» Exercise prompt
Take the line containing "Convert this chart to Chart.js code.", the line containing "const axisGrey = '#8c8c8c';", and all lines between them, and transcribe them exactly. Leave out pictures.

» Dataset
══════════
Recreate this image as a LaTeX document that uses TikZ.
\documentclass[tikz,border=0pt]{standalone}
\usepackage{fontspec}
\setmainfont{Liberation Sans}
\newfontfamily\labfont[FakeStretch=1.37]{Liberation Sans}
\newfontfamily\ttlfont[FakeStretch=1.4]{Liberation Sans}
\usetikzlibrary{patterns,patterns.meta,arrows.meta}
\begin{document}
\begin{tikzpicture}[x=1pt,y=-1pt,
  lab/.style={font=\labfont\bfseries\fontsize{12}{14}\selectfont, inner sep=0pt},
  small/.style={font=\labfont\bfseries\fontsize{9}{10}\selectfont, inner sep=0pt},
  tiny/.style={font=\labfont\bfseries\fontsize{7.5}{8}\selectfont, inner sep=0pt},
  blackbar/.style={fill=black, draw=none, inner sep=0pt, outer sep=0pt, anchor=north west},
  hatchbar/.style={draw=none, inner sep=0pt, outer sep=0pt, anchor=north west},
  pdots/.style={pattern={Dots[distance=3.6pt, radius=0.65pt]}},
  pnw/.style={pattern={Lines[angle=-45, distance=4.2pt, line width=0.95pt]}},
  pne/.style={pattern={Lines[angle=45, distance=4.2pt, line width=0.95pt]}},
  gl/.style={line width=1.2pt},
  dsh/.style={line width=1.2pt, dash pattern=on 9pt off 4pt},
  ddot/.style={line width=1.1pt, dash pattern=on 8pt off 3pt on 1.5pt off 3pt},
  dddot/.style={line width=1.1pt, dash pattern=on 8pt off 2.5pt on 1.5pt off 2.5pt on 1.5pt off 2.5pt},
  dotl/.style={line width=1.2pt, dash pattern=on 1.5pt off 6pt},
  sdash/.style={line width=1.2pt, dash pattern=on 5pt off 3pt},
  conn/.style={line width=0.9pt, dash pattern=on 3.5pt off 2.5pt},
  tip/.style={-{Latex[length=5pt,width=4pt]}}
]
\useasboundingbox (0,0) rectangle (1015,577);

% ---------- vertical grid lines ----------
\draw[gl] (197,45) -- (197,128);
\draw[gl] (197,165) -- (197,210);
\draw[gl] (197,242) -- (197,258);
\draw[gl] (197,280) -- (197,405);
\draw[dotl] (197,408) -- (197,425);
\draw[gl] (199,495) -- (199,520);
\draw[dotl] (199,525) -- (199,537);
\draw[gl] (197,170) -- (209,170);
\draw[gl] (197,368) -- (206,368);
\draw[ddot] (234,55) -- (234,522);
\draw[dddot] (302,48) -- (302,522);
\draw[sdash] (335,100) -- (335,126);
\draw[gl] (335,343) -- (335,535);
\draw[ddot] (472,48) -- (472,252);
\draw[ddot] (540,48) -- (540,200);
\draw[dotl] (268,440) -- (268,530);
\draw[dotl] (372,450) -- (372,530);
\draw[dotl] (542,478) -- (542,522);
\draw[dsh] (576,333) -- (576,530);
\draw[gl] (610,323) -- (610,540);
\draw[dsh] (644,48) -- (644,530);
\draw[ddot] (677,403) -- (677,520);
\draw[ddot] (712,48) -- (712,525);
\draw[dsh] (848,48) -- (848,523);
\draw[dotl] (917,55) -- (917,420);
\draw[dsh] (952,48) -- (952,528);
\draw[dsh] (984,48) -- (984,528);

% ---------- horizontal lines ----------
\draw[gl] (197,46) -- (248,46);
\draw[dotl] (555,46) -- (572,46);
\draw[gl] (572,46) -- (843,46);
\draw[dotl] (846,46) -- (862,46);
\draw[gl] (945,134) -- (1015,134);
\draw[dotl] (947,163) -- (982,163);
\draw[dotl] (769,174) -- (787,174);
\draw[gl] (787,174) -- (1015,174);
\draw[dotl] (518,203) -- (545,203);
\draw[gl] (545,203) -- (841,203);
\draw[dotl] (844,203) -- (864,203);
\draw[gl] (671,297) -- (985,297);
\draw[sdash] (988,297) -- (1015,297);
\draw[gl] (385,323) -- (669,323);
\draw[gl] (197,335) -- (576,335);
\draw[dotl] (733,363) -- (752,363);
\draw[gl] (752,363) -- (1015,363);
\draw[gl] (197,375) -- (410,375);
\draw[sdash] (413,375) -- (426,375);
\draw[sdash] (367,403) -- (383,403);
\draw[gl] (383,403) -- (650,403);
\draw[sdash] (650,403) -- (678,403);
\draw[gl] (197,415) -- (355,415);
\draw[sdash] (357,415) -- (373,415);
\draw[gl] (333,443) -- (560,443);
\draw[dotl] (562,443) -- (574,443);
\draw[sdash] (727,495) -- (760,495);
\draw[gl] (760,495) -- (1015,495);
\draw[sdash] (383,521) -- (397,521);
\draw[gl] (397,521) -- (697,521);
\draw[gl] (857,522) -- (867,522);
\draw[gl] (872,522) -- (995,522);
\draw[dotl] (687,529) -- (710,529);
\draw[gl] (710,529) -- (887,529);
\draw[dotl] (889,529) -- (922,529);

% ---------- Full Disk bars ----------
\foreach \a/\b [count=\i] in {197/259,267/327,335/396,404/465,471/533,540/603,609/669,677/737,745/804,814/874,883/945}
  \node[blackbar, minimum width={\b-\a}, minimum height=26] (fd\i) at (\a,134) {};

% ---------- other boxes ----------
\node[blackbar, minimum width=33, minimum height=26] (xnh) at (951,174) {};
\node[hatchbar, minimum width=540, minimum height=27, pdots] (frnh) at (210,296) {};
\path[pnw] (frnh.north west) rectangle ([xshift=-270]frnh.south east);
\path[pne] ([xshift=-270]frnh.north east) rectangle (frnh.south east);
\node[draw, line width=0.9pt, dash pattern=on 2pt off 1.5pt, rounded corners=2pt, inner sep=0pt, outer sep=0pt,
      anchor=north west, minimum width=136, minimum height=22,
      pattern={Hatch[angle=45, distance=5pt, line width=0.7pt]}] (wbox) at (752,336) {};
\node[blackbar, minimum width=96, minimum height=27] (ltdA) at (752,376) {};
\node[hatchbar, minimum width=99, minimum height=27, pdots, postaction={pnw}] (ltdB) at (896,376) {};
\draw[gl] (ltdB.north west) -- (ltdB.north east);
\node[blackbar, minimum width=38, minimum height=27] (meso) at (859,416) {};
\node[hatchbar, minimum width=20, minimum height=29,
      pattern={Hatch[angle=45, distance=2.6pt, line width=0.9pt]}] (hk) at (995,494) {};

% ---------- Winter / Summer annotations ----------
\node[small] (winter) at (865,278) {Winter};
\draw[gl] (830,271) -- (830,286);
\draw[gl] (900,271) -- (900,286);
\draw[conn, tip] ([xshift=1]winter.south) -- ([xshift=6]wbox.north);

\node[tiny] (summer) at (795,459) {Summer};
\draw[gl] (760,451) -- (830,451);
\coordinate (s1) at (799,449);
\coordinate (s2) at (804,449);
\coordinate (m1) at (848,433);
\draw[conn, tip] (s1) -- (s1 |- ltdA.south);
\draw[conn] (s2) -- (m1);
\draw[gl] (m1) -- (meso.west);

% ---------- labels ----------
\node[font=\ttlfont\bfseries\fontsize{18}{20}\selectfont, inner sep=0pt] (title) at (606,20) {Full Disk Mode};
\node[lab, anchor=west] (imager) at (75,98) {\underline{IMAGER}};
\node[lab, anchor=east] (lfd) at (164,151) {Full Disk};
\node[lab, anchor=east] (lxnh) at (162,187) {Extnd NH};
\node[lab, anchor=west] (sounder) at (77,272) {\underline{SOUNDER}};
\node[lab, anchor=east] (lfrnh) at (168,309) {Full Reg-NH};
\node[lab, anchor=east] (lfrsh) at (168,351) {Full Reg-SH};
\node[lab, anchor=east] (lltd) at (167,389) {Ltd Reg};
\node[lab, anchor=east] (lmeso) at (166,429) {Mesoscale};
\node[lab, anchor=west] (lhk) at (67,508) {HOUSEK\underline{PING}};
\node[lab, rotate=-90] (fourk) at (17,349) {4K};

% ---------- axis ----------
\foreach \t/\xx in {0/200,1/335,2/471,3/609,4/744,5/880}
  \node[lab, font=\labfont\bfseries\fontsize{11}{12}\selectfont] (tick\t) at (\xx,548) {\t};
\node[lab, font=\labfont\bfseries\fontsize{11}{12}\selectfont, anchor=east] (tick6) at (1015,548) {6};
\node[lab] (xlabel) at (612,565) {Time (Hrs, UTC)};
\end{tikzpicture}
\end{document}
══════════
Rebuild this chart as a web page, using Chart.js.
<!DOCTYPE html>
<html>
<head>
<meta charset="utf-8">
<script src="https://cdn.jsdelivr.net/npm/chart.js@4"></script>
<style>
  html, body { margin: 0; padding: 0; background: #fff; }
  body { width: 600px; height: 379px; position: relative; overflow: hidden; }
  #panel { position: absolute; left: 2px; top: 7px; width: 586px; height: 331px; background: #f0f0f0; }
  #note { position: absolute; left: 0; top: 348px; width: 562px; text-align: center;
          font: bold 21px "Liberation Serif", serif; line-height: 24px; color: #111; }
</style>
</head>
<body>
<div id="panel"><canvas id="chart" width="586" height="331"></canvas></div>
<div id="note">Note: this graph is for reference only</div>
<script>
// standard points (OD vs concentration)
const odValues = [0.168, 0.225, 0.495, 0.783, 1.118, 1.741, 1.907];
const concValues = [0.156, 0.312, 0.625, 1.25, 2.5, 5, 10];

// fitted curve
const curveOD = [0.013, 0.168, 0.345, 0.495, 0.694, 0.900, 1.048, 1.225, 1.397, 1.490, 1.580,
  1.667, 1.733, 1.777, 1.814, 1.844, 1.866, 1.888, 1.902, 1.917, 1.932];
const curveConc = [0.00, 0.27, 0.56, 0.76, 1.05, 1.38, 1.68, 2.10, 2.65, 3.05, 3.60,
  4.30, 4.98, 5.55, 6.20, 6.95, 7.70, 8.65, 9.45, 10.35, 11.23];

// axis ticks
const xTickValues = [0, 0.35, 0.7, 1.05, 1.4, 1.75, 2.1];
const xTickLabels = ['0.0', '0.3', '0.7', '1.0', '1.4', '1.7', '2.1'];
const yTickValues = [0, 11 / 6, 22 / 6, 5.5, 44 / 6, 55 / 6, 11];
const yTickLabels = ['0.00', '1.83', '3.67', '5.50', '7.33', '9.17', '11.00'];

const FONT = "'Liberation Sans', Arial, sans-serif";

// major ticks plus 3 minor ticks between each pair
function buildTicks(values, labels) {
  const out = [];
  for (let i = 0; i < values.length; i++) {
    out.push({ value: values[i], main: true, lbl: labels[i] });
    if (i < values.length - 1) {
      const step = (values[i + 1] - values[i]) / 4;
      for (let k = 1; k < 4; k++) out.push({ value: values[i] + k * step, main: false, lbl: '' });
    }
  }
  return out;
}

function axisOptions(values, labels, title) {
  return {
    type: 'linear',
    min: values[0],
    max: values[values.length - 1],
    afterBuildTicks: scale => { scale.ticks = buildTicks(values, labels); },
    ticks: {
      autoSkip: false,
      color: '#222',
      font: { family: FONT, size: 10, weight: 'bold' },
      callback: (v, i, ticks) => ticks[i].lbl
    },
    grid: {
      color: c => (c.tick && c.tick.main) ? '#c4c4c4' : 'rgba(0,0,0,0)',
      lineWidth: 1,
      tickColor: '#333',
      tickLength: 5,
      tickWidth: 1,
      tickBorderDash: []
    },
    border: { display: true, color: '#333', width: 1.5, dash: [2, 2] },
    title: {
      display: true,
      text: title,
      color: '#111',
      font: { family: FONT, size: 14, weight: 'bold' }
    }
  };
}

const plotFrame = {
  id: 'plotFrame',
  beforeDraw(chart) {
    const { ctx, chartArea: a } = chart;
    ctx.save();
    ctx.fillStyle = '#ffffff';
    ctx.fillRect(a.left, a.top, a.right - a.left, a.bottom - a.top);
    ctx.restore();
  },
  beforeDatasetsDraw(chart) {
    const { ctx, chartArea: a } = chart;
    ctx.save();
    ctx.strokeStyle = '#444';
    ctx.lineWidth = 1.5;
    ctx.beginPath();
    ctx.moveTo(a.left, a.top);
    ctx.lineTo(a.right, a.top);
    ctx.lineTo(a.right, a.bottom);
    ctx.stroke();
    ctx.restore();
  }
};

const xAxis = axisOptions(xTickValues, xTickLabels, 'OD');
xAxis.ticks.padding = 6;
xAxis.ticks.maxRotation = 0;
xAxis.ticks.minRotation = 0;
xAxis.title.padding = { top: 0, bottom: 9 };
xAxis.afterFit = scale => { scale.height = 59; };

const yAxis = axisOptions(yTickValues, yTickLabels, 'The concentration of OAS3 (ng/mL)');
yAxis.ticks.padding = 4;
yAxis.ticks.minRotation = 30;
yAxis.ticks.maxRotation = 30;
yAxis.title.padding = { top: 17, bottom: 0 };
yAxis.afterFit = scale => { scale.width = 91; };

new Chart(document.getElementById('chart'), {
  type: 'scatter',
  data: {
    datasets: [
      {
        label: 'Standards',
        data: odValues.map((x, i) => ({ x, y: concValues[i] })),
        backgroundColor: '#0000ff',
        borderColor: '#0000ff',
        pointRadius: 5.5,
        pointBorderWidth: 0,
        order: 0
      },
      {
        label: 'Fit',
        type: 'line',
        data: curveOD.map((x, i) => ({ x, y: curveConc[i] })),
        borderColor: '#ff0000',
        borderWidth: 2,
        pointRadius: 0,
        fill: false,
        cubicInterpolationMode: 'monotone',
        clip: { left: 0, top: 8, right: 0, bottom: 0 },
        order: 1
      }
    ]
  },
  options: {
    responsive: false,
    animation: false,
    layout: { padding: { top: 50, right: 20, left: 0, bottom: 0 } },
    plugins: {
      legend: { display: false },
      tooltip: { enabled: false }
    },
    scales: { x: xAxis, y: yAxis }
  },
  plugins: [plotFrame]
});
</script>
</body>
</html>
══════════
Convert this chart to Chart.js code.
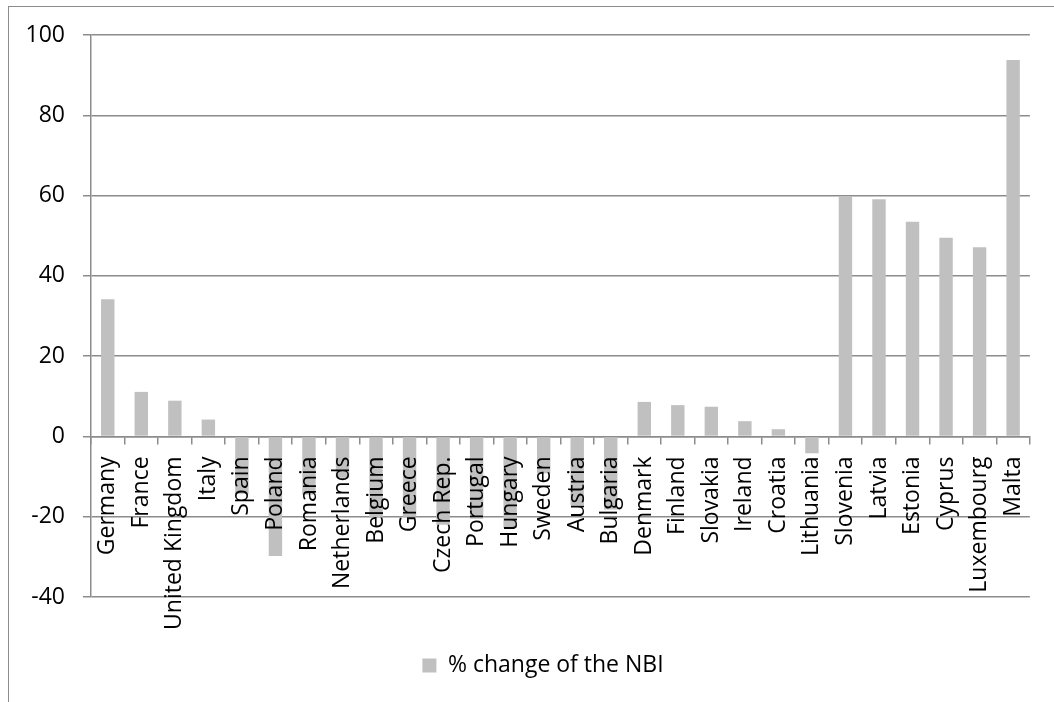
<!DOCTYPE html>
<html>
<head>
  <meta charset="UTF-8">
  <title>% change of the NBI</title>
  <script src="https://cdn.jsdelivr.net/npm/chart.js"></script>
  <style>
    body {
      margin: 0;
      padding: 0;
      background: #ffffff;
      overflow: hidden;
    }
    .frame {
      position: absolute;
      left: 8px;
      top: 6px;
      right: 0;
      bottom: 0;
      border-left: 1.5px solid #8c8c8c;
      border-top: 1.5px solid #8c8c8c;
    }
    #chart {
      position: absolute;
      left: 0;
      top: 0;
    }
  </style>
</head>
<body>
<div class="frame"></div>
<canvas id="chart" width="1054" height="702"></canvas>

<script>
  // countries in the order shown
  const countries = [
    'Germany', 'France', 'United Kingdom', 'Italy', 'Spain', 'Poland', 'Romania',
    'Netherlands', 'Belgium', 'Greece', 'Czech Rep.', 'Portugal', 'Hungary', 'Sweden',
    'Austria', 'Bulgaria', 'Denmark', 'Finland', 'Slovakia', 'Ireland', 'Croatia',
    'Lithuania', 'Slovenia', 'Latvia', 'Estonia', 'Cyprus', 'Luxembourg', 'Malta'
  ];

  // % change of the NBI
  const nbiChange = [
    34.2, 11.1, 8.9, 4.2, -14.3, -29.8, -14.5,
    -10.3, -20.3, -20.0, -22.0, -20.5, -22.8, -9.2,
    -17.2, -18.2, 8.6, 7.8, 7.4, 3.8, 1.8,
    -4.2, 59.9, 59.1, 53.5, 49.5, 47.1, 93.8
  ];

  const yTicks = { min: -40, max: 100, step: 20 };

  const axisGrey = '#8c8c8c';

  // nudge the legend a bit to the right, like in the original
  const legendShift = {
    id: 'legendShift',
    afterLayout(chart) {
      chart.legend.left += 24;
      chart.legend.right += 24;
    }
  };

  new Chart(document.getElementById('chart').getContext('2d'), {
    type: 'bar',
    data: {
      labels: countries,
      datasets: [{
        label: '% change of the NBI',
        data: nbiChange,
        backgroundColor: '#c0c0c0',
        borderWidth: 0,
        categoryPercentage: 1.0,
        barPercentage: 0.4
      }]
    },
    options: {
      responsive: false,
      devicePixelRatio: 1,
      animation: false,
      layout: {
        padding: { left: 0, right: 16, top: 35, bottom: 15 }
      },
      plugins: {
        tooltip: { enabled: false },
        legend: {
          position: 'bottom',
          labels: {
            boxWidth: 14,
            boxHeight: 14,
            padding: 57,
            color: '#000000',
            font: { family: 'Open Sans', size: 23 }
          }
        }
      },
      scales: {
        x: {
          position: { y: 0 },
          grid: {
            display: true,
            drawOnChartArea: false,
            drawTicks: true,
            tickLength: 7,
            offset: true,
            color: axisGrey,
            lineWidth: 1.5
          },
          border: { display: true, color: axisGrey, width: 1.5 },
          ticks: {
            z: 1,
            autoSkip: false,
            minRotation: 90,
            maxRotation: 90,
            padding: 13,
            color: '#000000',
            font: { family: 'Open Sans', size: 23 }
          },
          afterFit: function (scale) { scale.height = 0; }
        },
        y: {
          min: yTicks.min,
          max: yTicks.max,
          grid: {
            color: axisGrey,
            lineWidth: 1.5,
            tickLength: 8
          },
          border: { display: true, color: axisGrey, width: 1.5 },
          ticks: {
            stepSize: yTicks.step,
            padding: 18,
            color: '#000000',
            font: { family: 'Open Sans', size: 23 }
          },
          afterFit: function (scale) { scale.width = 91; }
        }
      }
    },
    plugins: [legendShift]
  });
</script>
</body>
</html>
══════════
» Written response
Convert this chart to Chart.js code.
<!DOCTYPE html>
<html>
<head>
  <meta charset="UTF-8">
  <title>% change of the NBI</title>
  <script src="https://cdn.jsdelivr.net/npm/chart.js"></script>
  <style>
    body {
      margin: 0;
      padding: 0;
      background: #ffffff;
      overflow: hidden;
    }
    .frame {
      position: absolute;
      left: 8px;
      top: 6px;
      right: 0;
      bottom: 0;
      border-left: 1.5px solid #8c8c8c;
      border-top: 1.5px solid #8c8c8c;
    }
    #chart {
      position: absolute;
      left: 0;
      top: 0;
    }
  </style>
</head>
<body>
<div class="frame"></div>
<canvas id="chart" width="1054" height="702"></canvas>

<script>
  // countries in the order shown
  const countries = [
    'Germany', 'France', 'United Kingdom', 'Italy', 'Spain', 'Poland', 'Romania',
    'Netherlands', 'Belgium', 'Greece', 'Czech Rep.', 'Portugal', 'Hungary', 'Sweden',
    'Austria', 'Bulgaria', 'Denmark', 'Finland', 'Slovakia', 'Ireland', 'Croatia',
    'Lithuania', 'Slovenia', 'Latvia', 'Estonia', 'Cyprus', 'Luxembourg', 'Malta'
  ];

  // % change of the NBI
  const nbiChange = [
    34.2, 11.1, 8.9, 4.2, -14.3, -29.8, -14.5,
    -10.3, -20.3, -20.0, -22.0, -20.5, -22.8, -9.2,
    -17.2, -18.2, 8.6, 7.8, 7.4, 3.8, 1.8,
    -4.2, 59.9, 59.1, 53.5, 49.5, 47.1, 93.8
  ];

  const yTicks = { min: -40, max: 100, step: 20 };

  const axisGrey = '#8c8c8c';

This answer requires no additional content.